Many believe that Congress will again pass a short-term pay-fix before attempting a permanent repeal of the Medicare Sustainable Growth Rate (SGR). The temp fix passed last year expires on March 31, 2015. There are reports, however, that House and Senate leaderships are currently discussing a way to implement a permanent pay-fix before the March expiration date. Not addressing or postponing the SGR would result in a 21% reduction in Medicare payments for physicians as of April 1, 2015.
In late January, the House Energy and Commerce Health Subcommittee held a two-day hearing to discuss Medicare reform and how to build upon last year’s SGR replacement bill. That bill passed the House but died in the Senate. The sticking point,as always, was disagreement as to how to pay for it. Both Democrats and Republicans agree that the SGR formula must be fixed but they continue to disagree on how to responsibly pay for SGR reform in a way that can pass both Houses of Congress and be signed by the President. It is estimated that the costs to offset the SGR is approximately $140 billion.

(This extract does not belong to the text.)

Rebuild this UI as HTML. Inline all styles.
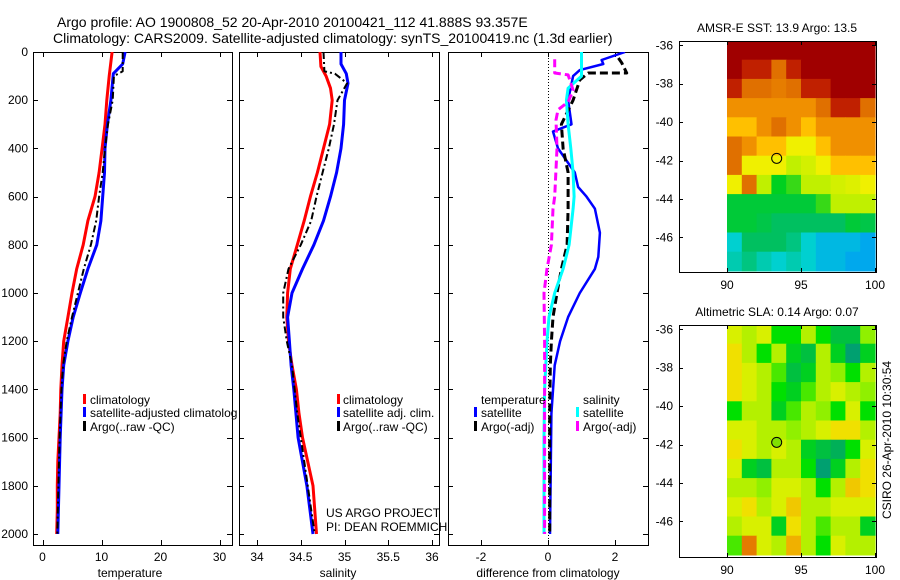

The next two weeks will be telling as the House will be in session through March 26 and the Senate through March 27. Given the tight timeframe, it seems increasingly unlikely that the permanent SGR reduction will be in place as of April 1. A more likely scenario is that another temporary fix will be passed to give the House and Senate even more time to identify and agree on the offsets necessary to pay for a SGR fix. To keep focus on the issue, the next deadline may not be 2016, but September 2015. What is not likely is that Congress allows the severe reduction in physician reimbursement starting in 2 weeks.